A 13-foot criticism pole he carved over the course of several years stands in Gastineau Elementary School. An albatross alludes to the Samuel Taylor Coleridge poem "The Rime of the Ancient Mariner" and the idea that man is out of harmony with nature.
Nature, and the need to protect it, is another pervasive theme. Weimer participated in Folk Fest soon after the Exxon Valdez oil spill. He covered himself with garbage, read a poem about man destroying the ocean, and revved a chainsaw to the rhythm of "The Times, They are a-Changin'," by Bob Dylan.

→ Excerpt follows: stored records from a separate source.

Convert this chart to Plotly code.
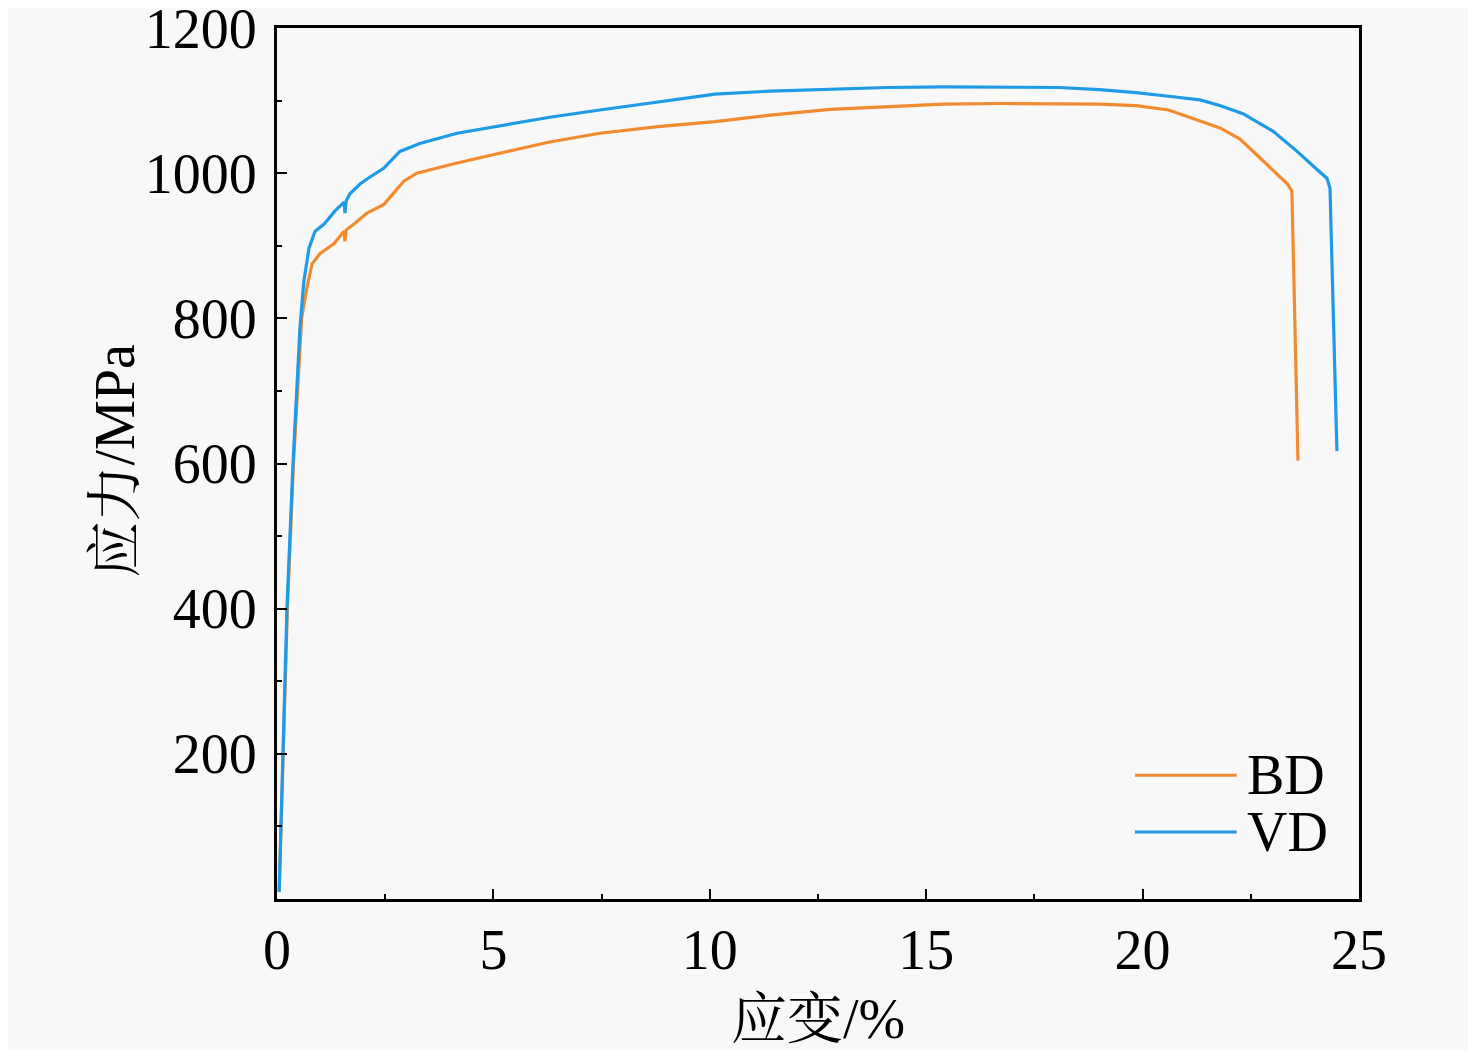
import plotly.graph_objects as go

# strain (%) / stress (MPa)
bd_strain = [0.05, 0.15, 0.24, 0.38, 0.57, 0.69, 0.81, 0.99, 1.32, 1.55, 1.57, 1.60,
             1.78, 2.08, 2.47, 2.93, 3.23, 4.16, 5.22, 6.3, 7.46, 8.8, 10.12, 11.4,
             12.78, 14.1, 15.41, 16.7, 18.07, 19.0, 19.85, 20.6, 21.33, 21.8, 22.25,
             22.78, 23.22, 23.35, 23.45, 23.59]
bd_stress = [10, 200, 400, 600, 800, 842, 875, 889, 903, 920, 906, 922,
             930, 945, 957, 989, 1000, 1014, 1028, 1043, 1055, 1064, 1071, 1080,
             1088, 1092, 1095, 1096, 1095, 1095, 1093, 1087, 1072, 1062, 1047,
             1017, 993, 985, 975, 604]

vd_strain = [0.05, 0.14, 0.23, 0.37, 0.53, 0.62, 0.74, 0.88, 1.09, 1.34, 1.55, 1.57,
             1.60, 1.69, 1.92, 2.08, 2.47, 2.84, 3.30, 4.16, 5.22, 6.3, 7.46, 8.8,
             10.12, 11.4, 12.78, 14.1, 15.41, 16.7, 18.07, 19.0, 19.85, 20.6, 21.33,
             21.8, 22.32, 23.01, 23.57, 24.03, 24.26, 24.33, 24.49]
vd_stress = [10, 200, 400, 600, 787, 851, 897, 920, 930, 948, 960, 945,
             962, 972, 985, 992, 1007, 1030, 1041, 1055, 1066, 1077, 1087, 1098,
             1109, 1113, 1116, 1118, 1119, 1119, 1118, 1115, 1111, 1106, 1101,
             1093, 1082, 1058, 1030, 1005, 993, 979, 617]

x_ticks = [0, 5, 10, 15, 20, 25]
y_ticks = [200, 400, 600, 800, 1000, 1200]

names = ["BD", "VD"]
colors = ["#F28A30", "#1F9AE6"]

FONT = "Times New Roman, Liberation Serif, Noto Serif CJK SC, Noto Sans CJK SC"
FS = 56

fig = go.Figure()
fig.add_trace(go.Scatter(x=bd_strain, y=bd_stress, mode="lines", name=names[0],
                         line=dict(color=colors[0], width=3.2), showlegend=False))
fig.add_trace(go.Scatter(x=vd_strain, y=vd_stress, mode="lines", name=names[1],
                         line=dict(color=colors[1], width=3.2), showlegend=False))

# legend drawn by hand so the sample lines are as long as in the original
leg_y = [0.142, 0.077]
for name, col, yy in zip(names, colors, leg_y):
    fig.add_shape(type="line", xref="paper", yref="paper",
                  x0=0.793, x1=0.887, y0=yy, y1=yy,
                  line=dict(color=col, width=3))
    fig.add_annotation(text=name, xref="paper", yref="paper", x=0.895, y=yy,
                       xanchor="left", yanchor="middle", showarrow=False,
                       height=52, valign="middle",
                       font=dict(size=FS, color="black", family=FONT))

# y title as an annotation to sit closer to the tick labels
fig.add_annotation(text="应力/MPa", xref="paper", yref="paper", x=-0.15, y=0.503,
                   xanchor="center", yanchor="middle", textangle=-90, showarrow=False,
                   font=dict(size=FS, color="black", family=FONT))

axis_style = dict(
    showline=True, linecolor="black", linewidth=3, mirror=True,
    ticks="inside", ticklen=10, tickwidth=2, tickcolor="black",
    showgrid=False, zeroline=False, ticklabeloverflow="allow", automargin=False,
    tickfont=dict(size=FS, color="black", family=FONT),
)

fig.update_xaxes(range=[0, 25], tickvals=x_ticks,
                 minor=dict(dtick=2.5, ticks="inside", ticklen=5, tickwidth=2, tickcolor="black"),
                 title=dict(text="应变/%", font=dict(size=FS, color="black", family=FONT), standoff=23),
                 **axis_style)
fig.update_yaxes(range=[0, 1200], tickvals=y_ticks, ticklabelstandoff=6,
                 minor=dict(dtick=100, ticks="inside", ticklen=5, tickwidth=2, tickcolor="black"),
                 **axis_style)

# page body adds ~8px offset, so the figure is a bit smaller than the window
fig.update_layout(
    width=1460, height=1042,
    margin=dict(l=269, r=109, t=20, b=151),
    paper_bgcolor="#F8F8F8", plot_bgcolor="#F8F8F8",
    font=dict(family=FONT, color="black"),
)

fig.write_html("out.html")
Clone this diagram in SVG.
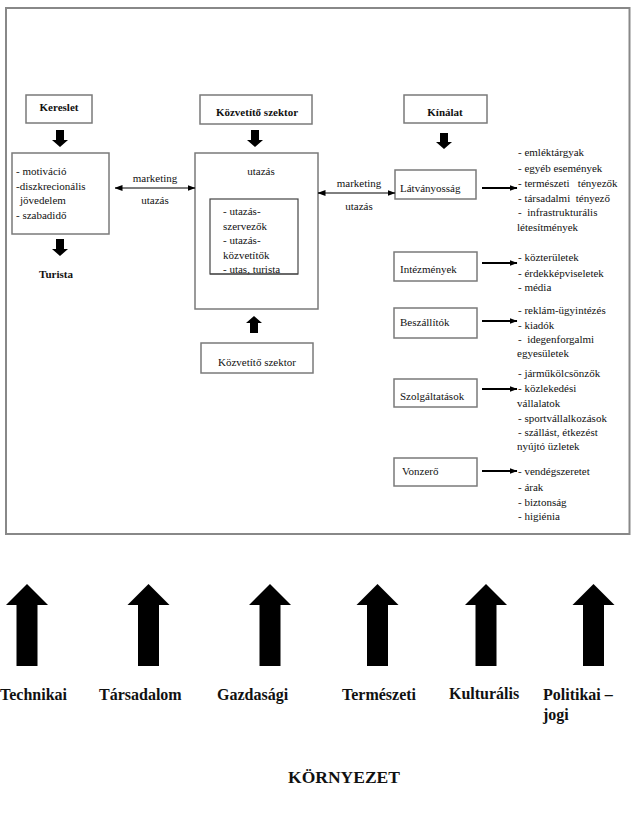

"I have a real passion about nature," he said. "The destruction of nature and the appreciation of it are in conflict ... the beauty and the majesty of creation - it's just a miracle that we're even here. And all this invisible stuff (radiation from nuclear power plant disasters like that in Fukushima) is out to kill us now because of our own stupidity. We think we can do anything with nature and we're going to be forgiven."
He had a gallery on South Franklin Street for ten years, where he and Native artists carved. In April, he'll celebrate his 40th year in Southeast Alaska.
"I feel like I'm just arriving as an artist right now," he said. "Every artist probably feels that way. We're always kind of approaching the wall that we can't see over."